About People to People Liaison

Women in the Congo grind flour

Women in the Congo grind flour

People to People Liaison (PTPL) works primarily with orphans and children whose parents are unable to pay school tuition in the Uvira region of Eastern Congo.

PTPL provides financial support to children who would not otherwise be able to attend school. Our resources go a long way in the Congo – $50 provides primary school annual tuition for one child aged 6-12 and $80 provides secondary school annual tuition for one child aged 13-18. Attending school often provides some stability in the life of a young person in the Congo, providing them a critical semblance of normalcy.

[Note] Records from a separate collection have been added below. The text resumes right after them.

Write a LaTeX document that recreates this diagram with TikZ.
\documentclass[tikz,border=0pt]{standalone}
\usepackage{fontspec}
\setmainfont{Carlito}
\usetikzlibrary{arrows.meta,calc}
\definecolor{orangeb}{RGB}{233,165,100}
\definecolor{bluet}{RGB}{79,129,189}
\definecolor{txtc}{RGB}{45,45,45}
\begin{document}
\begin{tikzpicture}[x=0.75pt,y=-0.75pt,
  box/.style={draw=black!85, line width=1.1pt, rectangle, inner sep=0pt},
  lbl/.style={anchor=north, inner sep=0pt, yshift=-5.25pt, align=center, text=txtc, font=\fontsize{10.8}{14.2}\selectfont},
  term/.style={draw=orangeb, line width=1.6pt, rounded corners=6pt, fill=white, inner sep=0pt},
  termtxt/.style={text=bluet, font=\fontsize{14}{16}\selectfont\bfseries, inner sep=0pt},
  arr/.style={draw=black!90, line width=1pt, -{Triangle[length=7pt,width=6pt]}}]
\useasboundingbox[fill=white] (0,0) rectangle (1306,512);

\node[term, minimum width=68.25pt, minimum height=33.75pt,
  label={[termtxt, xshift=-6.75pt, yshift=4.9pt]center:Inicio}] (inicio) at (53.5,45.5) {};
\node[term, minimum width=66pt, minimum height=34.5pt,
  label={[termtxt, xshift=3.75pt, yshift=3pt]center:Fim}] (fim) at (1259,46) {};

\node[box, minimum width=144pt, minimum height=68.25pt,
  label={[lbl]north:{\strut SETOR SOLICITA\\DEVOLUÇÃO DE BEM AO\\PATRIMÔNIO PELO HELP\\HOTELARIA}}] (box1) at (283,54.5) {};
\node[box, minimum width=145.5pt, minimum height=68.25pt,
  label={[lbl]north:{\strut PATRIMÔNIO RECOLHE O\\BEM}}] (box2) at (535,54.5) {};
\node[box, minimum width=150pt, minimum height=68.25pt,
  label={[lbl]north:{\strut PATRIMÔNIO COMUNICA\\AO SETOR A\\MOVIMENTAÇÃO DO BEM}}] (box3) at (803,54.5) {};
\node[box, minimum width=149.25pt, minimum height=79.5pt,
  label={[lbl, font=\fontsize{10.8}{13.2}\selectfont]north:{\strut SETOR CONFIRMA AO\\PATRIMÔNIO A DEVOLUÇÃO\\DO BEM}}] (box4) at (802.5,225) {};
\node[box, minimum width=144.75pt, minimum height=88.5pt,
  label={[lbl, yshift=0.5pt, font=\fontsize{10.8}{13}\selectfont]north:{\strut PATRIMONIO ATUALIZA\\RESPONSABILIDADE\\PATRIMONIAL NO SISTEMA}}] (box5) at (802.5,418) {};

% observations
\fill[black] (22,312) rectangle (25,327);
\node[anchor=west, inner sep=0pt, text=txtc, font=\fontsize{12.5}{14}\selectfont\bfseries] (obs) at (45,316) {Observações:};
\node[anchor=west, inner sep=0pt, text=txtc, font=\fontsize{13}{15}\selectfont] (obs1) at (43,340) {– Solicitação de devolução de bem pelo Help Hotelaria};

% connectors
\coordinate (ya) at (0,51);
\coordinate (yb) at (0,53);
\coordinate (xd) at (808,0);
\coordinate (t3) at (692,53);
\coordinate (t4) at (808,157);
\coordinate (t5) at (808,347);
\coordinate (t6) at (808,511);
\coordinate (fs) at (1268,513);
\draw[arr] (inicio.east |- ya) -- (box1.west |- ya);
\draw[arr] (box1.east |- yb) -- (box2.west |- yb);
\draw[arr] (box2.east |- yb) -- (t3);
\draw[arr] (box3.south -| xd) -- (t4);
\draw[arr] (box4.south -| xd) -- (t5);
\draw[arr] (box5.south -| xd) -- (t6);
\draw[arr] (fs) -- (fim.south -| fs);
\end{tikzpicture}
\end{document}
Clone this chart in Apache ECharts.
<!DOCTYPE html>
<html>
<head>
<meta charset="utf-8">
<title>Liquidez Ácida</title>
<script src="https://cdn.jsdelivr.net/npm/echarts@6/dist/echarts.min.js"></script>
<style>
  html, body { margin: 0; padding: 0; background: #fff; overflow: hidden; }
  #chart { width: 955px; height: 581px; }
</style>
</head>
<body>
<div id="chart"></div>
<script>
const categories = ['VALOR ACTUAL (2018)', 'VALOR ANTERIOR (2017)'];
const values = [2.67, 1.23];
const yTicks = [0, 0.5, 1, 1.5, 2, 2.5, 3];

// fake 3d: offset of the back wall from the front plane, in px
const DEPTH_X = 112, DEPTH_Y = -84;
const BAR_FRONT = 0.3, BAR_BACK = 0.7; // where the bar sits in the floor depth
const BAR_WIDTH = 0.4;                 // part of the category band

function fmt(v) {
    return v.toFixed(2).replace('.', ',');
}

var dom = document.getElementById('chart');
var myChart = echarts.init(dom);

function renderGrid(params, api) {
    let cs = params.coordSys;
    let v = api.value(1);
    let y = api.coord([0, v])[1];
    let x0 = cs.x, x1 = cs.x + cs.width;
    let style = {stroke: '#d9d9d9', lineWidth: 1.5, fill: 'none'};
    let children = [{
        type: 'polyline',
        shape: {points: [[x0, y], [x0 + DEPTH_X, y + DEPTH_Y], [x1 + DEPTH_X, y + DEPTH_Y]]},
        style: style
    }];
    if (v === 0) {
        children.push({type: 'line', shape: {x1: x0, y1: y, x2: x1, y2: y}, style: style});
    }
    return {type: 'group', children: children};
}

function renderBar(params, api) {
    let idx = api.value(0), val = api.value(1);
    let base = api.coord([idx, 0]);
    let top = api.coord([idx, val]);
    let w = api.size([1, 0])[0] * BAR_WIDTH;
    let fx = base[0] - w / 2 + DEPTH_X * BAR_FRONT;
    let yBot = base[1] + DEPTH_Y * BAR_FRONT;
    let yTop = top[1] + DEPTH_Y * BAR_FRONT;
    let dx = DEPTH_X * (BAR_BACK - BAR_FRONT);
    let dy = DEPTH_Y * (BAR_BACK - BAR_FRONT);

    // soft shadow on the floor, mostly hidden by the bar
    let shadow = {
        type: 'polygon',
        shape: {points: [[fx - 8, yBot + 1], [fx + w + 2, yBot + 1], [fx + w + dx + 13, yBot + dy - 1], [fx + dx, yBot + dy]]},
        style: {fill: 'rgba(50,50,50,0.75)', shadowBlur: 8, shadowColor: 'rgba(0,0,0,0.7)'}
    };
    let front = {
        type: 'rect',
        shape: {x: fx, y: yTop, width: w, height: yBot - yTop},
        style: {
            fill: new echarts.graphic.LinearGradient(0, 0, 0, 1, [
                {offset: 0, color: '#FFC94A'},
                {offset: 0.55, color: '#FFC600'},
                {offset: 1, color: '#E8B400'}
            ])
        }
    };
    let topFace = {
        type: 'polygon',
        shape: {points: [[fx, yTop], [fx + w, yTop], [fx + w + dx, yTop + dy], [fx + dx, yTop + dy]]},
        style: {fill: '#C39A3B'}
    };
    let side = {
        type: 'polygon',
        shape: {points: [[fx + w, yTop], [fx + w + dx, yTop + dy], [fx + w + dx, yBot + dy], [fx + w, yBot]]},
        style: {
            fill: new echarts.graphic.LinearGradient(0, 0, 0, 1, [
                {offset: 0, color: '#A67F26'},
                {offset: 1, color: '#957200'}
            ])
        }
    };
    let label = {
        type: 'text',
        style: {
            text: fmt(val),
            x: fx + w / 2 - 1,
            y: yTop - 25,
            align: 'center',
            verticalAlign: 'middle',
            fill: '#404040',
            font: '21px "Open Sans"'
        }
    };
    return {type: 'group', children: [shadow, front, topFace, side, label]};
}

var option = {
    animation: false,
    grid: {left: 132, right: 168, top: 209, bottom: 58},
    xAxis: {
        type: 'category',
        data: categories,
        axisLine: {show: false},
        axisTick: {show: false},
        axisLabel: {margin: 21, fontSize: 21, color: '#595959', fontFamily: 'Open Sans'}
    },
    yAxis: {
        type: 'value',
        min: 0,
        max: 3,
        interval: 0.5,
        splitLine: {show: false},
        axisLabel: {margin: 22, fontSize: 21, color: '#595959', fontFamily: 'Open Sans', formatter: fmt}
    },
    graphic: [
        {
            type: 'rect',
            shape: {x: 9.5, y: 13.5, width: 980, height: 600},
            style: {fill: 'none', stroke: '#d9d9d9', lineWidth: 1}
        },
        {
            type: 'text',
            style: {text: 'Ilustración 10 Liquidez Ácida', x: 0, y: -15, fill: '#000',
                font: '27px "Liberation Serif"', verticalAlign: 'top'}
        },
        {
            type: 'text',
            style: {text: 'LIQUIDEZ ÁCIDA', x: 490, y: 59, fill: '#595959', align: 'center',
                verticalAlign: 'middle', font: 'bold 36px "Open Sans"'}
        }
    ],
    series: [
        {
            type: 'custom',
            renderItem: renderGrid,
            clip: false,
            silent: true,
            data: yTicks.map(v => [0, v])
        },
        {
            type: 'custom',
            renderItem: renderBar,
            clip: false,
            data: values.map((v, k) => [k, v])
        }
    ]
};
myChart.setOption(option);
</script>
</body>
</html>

We also offer microcredit revolving loans to women enabling them to start or grow small businesses to support their families. $50-$200 provides a microcredit loan for a small business. Some of the entrepreneurial activities the women are engaged in are sales of various articles, like fruits, pastries, fabric, mosquito nets, beans, rice, dried fish, charcoal and used clothing. Other businesses include a pastry making venture and a small restaurant.


Matumaini Furaha and Bahekelwa Imatha

Matumaini Furaha and Bahekelwa Imatha

People to People Liaison (PTPL) was officially formed in December of 1999, with the filing of Articles of Incorporation as a nonprofit corporation with the Secretary of State of North Carolina. Bahekelwa Imatha (“Baim”) and Matumaini Furaha (“Mimi”), both natives of the Democratic Republic of Congo, signed the articles of incorporation, along with two of their friends.

Click here to read Baim and Mimi’s story!

Before PTPL existed, Matumaini and Bahekelwa had been helping friends and family – and particularly children – who were living as refugees as the result of a war that had been simmering in Congo since 1994 and is often described as “the war the world has forgotten”. Matumaini and Bahekelwa were especially devoted to this work because they knew that their families and friends were among the refugees. Matumaini and Bahekelwa tried to be responsive to the requests they received, but they were struggling financially themselves from the burdens of moving to a new country and trying to educate themselves.

One day, though, as Bahekelwa says in describing the background of PTPL, “then God put this idea into our heart.” The idea was People to People Liaison. Further, Bahekelwa says, “Our mission in creating People to People Liaison [was] to promote the survival, protection, and morally and spiritually healthy development of children…living with the trauma of war.” Thus PTPL was born.